== Provided data ==

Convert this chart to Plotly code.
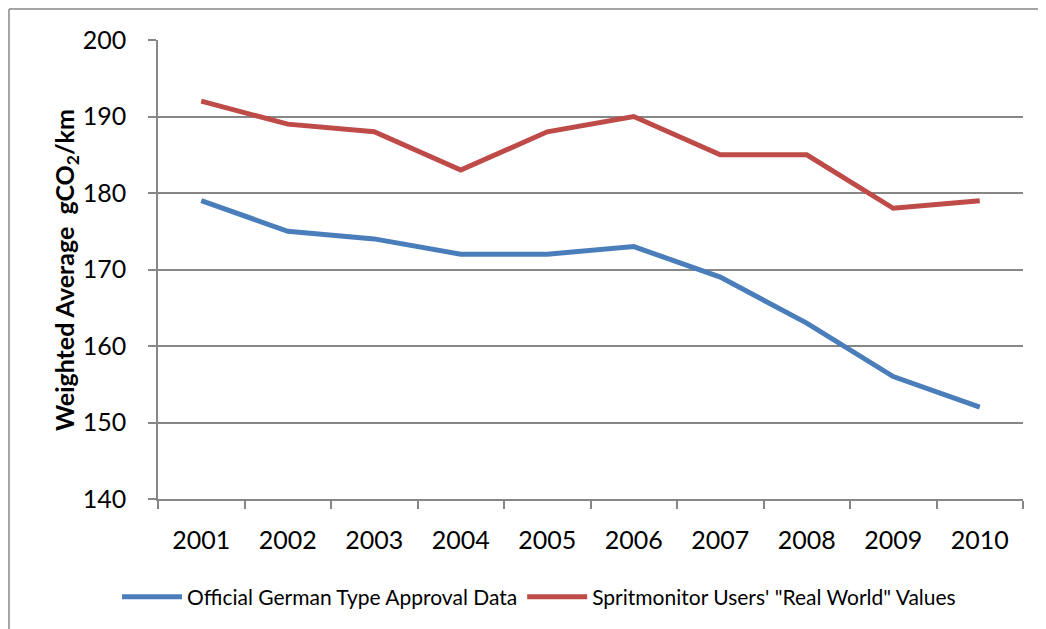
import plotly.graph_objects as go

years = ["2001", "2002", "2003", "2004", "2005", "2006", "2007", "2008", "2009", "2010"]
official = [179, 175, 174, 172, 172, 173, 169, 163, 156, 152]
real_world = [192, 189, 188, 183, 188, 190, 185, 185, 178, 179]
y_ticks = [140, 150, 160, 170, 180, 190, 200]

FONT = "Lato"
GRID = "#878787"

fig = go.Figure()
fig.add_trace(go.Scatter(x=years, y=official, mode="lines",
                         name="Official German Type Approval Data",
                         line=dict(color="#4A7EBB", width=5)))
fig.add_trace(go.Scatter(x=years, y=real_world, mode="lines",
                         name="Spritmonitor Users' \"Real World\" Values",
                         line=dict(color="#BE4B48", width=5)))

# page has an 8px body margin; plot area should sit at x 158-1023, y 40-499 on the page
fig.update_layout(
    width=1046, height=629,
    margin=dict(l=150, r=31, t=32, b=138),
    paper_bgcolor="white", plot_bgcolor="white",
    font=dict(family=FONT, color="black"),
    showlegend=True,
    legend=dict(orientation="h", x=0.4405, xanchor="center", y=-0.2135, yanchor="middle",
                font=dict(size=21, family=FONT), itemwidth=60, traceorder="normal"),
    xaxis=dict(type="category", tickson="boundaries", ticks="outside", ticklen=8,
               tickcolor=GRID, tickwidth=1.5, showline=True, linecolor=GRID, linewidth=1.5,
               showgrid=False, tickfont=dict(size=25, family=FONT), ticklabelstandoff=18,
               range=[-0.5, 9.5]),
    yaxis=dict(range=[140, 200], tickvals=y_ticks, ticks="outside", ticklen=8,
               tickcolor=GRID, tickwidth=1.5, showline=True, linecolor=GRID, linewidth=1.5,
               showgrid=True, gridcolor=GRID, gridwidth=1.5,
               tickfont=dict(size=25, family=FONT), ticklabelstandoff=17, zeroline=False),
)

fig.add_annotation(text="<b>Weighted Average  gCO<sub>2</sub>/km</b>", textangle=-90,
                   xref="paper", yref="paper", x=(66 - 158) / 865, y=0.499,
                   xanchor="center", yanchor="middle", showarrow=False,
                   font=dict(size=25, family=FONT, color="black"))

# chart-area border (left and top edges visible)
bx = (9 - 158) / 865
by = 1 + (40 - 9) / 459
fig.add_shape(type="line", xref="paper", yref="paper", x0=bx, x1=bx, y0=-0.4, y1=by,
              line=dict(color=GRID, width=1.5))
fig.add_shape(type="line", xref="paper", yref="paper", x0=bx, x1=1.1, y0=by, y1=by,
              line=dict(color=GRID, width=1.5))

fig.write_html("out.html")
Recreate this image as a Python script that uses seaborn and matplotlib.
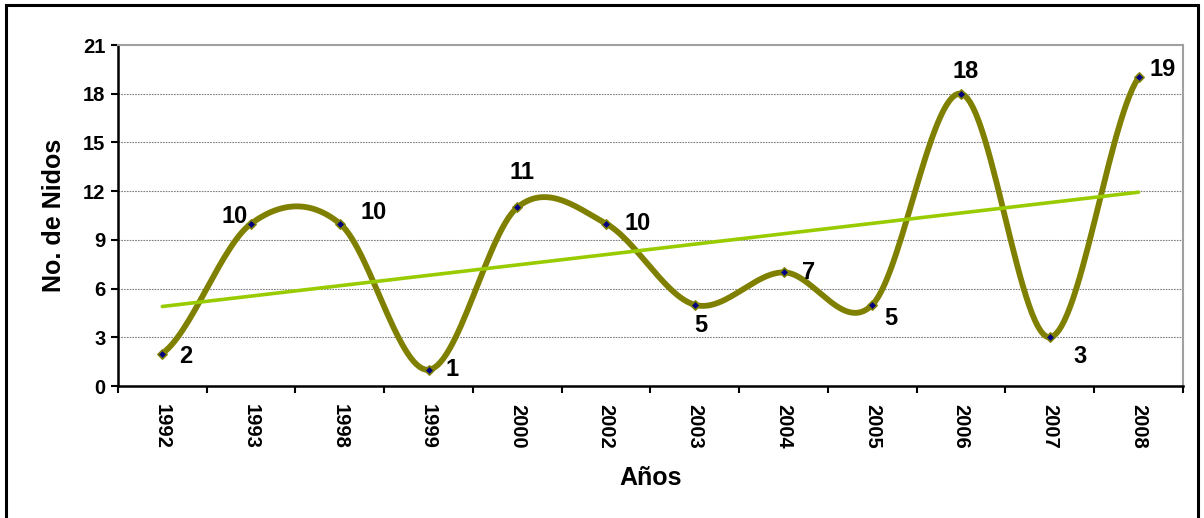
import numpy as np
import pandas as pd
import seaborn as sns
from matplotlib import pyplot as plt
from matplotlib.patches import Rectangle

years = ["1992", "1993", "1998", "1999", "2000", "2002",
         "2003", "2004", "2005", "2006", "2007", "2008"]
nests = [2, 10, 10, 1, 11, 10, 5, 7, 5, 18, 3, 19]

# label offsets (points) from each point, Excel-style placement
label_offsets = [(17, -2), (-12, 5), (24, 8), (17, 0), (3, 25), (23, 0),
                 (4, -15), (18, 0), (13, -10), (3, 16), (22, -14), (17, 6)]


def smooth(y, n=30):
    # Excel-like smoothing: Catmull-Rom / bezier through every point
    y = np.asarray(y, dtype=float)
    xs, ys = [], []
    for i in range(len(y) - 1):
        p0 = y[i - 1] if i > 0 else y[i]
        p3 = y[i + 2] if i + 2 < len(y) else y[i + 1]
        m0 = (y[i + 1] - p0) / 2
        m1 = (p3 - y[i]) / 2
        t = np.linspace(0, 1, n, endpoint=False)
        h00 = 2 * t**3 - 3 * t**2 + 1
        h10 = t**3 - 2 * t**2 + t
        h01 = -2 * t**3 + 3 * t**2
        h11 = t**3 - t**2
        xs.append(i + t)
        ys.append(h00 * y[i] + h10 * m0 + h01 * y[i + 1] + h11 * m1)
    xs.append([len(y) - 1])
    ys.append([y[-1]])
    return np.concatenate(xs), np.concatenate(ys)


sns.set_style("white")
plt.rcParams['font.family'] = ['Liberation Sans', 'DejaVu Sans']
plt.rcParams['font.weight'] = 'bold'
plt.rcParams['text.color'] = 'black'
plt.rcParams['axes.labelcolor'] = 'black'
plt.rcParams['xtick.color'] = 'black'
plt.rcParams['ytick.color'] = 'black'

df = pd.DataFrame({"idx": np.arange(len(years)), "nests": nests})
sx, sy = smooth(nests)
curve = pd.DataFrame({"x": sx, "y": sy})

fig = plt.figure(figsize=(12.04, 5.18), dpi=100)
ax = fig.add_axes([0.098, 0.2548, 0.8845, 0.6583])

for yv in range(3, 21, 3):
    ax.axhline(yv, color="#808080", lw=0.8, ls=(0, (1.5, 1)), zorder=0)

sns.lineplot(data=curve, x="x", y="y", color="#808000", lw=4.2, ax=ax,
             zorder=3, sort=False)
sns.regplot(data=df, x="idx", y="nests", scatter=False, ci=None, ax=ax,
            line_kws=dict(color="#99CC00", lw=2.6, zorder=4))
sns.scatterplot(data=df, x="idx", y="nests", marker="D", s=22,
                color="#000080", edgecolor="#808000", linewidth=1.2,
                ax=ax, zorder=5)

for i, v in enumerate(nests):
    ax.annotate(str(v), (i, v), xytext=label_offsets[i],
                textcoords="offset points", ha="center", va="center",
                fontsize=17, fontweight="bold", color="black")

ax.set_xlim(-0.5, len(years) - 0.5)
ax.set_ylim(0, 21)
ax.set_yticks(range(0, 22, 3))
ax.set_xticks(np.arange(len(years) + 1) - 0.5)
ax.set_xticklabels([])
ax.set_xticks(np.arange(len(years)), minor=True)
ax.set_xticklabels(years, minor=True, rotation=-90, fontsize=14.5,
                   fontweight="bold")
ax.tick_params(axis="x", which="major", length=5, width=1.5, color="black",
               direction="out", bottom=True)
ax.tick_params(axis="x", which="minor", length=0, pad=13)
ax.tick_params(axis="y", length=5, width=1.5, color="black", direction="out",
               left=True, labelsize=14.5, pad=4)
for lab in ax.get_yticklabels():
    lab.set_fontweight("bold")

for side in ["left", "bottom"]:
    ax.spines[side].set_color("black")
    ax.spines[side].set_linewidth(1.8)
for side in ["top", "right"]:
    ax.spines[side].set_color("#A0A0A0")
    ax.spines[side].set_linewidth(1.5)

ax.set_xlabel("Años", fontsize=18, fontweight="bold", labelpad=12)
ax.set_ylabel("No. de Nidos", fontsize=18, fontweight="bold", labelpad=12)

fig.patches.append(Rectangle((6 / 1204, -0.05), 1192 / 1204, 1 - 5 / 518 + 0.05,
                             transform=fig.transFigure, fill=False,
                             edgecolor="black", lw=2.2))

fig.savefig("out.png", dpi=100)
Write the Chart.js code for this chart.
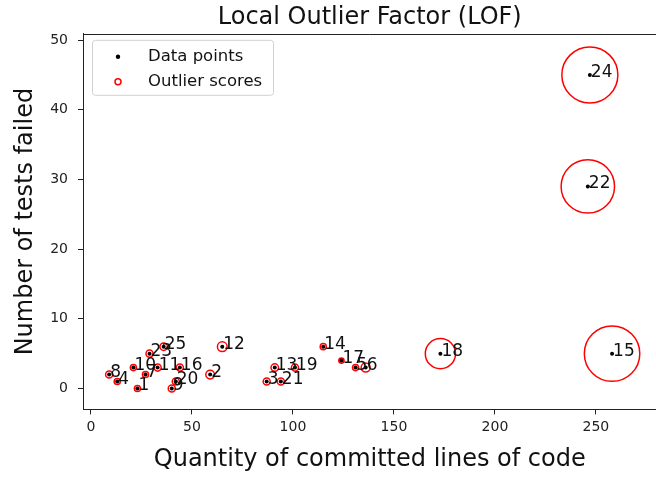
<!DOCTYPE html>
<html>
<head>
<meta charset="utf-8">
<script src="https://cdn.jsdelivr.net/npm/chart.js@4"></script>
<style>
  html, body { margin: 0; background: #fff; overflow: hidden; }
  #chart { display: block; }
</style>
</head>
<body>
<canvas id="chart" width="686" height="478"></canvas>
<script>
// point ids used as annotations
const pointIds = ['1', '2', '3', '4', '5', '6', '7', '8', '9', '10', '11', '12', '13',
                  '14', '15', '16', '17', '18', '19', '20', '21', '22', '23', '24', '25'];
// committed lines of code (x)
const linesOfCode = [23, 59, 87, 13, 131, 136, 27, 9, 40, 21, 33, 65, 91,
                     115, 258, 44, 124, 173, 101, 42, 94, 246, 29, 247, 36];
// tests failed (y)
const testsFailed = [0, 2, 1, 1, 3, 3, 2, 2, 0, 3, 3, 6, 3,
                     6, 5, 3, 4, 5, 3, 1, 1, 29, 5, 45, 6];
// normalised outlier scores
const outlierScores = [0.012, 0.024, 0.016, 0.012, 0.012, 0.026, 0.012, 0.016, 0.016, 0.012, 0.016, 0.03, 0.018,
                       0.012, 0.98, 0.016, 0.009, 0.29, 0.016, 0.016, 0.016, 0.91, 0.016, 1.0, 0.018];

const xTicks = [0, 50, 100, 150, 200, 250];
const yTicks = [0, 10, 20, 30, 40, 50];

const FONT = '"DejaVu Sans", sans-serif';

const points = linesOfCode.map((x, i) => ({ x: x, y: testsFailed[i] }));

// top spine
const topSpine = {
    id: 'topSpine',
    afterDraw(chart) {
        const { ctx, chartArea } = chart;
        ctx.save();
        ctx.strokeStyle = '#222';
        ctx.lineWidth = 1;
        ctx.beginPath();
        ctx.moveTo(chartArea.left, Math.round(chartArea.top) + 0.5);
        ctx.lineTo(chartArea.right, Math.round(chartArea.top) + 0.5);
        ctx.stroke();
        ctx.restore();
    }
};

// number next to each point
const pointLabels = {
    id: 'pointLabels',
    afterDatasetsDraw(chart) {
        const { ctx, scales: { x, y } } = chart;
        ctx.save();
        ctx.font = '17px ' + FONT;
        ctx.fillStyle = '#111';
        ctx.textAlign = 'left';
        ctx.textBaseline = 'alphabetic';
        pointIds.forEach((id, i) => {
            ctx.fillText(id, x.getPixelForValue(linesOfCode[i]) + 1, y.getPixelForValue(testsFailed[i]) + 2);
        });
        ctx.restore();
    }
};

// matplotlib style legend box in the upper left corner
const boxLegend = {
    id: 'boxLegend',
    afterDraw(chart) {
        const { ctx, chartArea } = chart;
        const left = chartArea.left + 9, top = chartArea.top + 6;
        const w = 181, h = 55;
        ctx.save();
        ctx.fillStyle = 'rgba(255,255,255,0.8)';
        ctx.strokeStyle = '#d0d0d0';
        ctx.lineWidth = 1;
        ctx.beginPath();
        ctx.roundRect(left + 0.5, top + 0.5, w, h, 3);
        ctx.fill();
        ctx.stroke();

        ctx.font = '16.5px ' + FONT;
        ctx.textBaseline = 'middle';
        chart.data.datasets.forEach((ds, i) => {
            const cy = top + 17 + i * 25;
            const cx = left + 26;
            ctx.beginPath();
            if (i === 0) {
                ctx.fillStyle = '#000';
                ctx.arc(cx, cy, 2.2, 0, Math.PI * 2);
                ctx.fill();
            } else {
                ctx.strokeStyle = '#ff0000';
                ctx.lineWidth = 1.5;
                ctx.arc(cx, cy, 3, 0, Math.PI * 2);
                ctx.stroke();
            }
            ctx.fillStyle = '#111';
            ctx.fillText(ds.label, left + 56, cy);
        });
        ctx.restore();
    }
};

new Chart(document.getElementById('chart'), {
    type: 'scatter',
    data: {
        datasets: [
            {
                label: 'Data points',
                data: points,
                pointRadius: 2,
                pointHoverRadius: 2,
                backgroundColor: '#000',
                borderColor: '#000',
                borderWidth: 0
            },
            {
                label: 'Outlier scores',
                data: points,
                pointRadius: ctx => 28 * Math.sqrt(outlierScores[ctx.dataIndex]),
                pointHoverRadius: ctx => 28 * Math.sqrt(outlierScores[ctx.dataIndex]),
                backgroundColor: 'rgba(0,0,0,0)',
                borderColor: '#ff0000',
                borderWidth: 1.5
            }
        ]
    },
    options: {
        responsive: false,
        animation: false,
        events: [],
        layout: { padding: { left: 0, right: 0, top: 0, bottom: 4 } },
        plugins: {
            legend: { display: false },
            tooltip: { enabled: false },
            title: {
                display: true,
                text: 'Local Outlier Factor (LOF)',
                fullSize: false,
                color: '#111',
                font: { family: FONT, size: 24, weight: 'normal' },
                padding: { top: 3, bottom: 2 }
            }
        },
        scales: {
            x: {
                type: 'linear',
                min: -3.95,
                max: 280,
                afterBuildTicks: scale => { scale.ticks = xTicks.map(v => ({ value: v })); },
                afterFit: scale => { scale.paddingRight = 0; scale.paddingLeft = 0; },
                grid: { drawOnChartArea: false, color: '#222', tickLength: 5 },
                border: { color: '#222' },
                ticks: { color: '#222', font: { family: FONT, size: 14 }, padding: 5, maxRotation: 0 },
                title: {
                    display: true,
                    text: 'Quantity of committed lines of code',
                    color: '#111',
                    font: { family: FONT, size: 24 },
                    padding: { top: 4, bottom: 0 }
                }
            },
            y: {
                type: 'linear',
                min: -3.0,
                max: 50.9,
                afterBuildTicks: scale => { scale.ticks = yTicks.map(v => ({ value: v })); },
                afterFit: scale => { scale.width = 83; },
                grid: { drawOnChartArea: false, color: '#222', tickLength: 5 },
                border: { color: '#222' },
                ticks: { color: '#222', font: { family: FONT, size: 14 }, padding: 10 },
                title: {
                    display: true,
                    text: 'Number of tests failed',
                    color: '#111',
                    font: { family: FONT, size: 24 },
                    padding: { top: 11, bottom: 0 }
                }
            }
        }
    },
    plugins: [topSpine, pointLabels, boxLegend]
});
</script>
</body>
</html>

===

Exercise goal. Copy nothing but the lines from the top of the data down to the line containing "y_ticks = [140, 150, 160, 170, 180, 190, 200]", and leave the pictures out.

Output of the exercise.
Convert this chart to Plotly code.
import plotly.graph_objects as go

years = ["2001", "2002", "2003", "2004", "2005", "2006", "2007", "2008", "2009", "2010"]
official = [179, 175, 174, 172, 172, 173, 169, 163, 156, 152]
real_world = [192, 189, 188, 183, 188, 190, 185, 185, 178, 179]
y_ticks = [140, 150, 160, 170, 180, 190, 200]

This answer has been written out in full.